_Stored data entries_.

*****

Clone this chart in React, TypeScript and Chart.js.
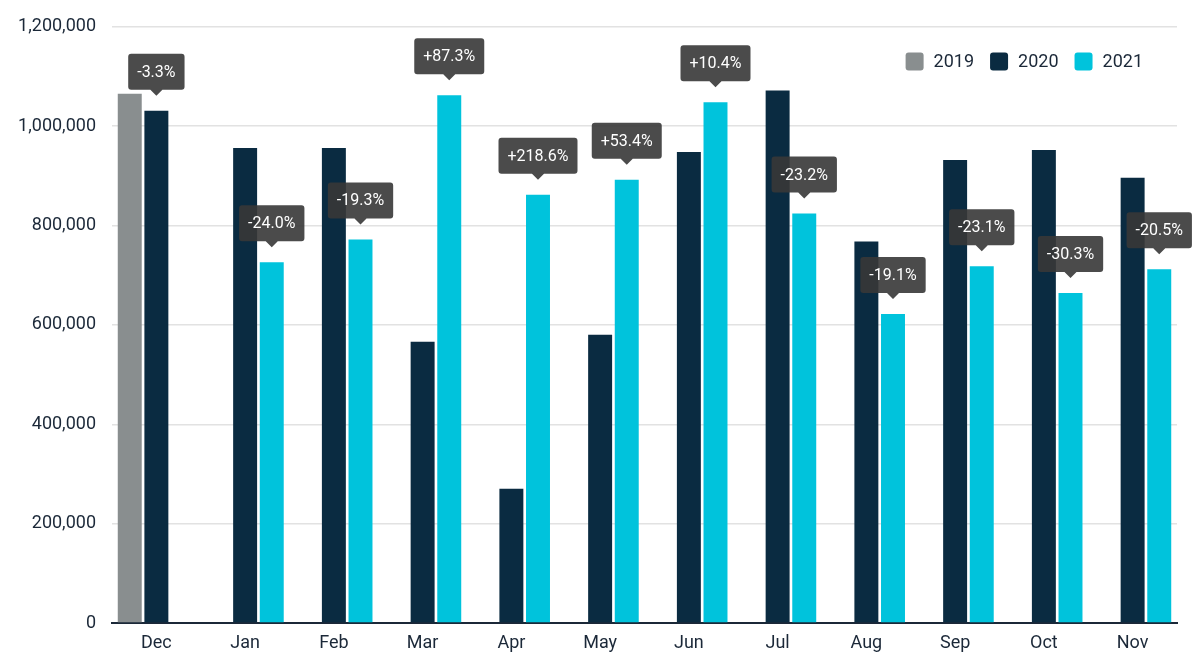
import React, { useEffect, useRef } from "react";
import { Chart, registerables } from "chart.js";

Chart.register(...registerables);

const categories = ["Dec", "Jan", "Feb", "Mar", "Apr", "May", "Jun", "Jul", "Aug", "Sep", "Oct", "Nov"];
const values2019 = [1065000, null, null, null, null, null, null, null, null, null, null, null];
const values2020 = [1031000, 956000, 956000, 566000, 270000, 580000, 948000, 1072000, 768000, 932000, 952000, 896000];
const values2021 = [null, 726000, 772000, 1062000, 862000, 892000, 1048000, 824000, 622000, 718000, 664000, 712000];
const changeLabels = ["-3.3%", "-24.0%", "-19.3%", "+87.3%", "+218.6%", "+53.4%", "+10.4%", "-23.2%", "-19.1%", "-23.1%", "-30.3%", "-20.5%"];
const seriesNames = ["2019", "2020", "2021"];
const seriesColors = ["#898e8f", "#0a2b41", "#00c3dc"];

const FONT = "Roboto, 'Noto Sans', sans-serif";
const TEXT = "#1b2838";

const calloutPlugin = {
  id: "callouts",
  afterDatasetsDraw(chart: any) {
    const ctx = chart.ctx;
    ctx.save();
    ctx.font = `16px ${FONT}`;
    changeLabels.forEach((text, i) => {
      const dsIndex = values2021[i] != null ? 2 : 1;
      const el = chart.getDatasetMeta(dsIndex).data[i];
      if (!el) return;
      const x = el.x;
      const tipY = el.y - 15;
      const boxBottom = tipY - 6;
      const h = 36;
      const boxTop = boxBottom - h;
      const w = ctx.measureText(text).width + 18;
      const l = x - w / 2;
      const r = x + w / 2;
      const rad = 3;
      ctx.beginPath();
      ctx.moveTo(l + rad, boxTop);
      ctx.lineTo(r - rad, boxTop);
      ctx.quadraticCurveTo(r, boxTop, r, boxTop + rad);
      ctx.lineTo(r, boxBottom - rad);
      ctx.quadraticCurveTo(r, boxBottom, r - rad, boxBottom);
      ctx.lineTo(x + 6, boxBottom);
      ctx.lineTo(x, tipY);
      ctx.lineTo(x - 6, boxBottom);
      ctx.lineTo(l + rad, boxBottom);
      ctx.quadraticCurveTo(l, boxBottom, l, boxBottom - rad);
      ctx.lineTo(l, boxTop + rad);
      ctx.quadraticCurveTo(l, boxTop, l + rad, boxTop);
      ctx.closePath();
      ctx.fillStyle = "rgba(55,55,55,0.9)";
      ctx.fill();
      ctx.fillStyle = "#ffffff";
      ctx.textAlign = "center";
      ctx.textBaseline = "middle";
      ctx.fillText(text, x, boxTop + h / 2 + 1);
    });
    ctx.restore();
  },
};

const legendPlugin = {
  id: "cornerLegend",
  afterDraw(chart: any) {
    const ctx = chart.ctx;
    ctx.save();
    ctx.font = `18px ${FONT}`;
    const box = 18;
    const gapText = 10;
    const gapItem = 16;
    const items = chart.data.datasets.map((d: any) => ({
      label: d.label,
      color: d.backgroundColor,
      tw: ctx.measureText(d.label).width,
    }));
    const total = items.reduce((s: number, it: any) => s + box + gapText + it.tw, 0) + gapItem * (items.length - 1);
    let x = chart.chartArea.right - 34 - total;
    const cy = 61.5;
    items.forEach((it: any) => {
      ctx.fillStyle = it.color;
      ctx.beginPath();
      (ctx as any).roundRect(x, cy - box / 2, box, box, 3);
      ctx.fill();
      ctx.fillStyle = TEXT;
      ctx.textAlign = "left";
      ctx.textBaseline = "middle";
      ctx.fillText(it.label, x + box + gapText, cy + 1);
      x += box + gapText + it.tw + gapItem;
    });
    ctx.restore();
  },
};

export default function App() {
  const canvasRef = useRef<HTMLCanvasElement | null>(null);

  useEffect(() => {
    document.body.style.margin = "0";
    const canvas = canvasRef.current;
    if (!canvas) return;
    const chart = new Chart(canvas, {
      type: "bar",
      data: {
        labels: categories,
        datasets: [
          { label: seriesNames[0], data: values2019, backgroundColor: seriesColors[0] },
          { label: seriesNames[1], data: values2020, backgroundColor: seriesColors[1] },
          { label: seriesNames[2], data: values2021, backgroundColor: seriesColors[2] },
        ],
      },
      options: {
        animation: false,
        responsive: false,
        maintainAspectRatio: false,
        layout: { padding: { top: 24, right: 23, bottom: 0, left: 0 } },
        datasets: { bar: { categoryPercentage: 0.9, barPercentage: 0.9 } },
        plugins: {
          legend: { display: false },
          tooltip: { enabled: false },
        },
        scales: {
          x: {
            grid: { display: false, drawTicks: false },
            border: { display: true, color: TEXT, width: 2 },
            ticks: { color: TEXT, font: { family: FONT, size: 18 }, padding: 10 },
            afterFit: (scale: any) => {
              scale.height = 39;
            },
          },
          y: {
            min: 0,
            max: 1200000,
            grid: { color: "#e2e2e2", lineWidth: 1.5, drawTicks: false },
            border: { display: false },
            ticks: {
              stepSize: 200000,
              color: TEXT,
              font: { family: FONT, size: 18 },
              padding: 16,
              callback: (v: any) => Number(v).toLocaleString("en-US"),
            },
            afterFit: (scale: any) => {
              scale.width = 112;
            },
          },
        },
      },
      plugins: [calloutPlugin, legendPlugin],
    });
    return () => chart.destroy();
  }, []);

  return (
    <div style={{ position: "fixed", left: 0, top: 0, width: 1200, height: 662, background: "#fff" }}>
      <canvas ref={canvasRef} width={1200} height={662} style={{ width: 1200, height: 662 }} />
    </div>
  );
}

*****

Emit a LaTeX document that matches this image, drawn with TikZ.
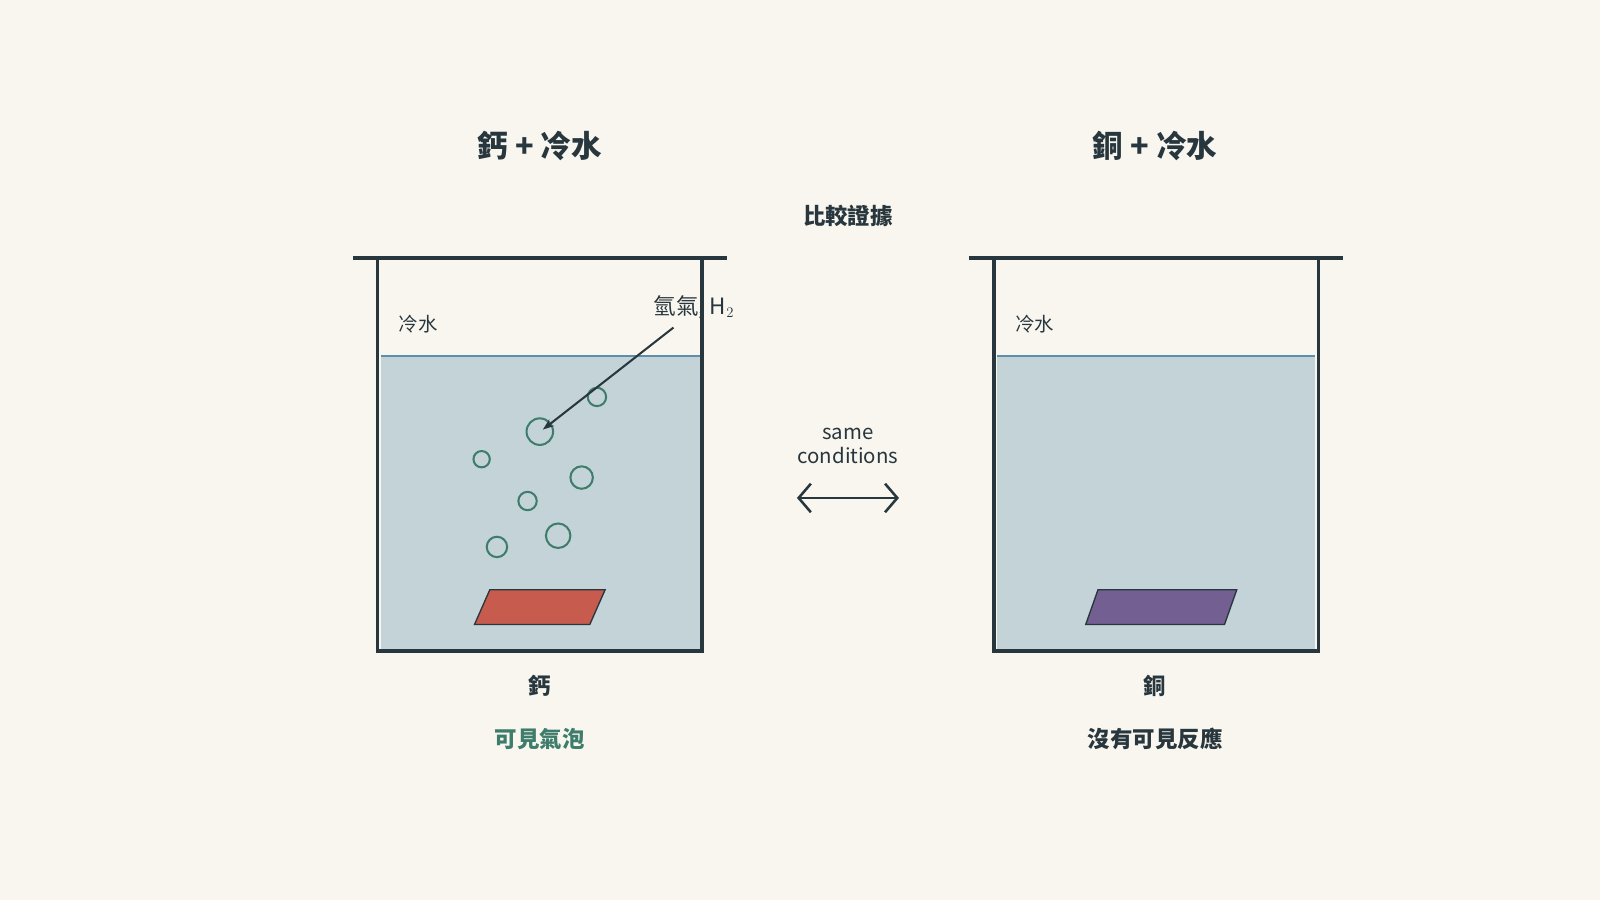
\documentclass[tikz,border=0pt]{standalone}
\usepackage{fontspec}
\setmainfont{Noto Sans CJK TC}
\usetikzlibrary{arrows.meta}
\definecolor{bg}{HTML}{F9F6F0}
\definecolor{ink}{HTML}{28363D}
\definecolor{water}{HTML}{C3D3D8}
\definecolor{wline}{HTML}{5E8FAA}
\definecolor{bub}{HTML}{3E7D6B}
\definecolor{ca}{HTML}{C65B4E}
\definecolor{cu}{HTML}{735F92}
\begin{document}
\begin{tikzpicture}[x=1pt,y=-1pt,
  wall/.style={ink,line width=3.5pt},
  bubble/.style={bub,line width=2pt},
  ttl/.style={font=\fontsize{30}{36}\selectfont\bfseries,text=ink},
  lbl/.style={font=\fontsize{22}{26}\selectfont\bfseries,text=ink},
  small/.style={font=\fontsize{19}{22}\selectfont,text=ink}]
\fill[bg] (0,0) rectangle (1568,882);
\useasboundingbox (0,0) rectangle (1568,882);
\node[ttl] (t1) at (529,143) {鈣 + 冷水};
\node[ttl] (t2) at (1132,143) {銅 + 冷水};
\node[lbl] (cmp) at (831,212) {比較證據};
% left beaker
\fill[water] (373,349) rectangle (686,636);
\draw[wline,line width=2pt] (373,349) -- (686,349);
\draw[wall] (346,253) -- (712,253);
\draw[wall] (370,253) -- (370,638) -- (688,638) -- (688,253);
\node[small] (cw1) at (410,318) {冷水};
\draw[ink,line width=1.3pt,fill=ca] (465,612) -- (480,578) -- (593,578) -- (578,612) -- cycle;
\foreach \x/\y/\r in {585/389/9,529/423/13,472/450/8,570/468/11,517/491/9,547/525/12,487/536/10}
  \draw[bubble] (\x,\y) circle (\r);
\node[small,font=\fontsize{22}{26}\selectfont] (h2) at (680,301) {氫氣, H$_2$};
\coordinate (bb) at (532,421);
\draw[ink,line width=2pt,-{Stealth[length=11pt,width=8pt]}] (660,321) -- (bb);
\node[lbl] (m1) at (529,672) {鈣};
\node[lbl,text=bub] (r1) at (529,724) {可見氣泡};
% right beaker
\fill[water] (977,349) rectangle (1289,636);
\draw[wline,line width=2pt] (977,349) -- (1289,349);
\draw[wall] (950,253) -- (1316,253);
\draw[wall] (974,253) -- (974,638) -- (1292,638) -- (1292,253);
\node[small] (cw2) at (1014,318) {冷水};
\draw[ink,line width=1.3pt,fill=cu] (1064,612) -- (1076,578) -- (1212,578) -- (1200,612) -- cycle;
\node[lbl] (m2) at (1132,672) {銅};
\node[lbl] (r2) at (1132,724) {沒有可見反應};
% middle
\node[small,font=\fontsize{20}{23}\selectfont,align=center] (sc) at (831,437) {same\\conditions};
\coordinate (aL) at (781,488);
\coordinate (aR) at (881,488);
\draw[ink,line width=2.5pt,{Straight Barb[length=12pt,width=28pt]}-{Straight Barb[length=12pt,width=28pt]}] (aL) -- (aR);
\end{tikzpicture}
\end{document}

*****

_Task requirements_. Pictures stay out: repeat exactly only the lines from the one with "Clone this chart" through the one with "Chart.register(...registerables);".

_Final answer_.
Clone this chart in React, TypeScript and Chart.js.
import React, { useEffect, useRef } from "react";
import { Chart, registerables } from "chart.js";

Chart.register(...registerables);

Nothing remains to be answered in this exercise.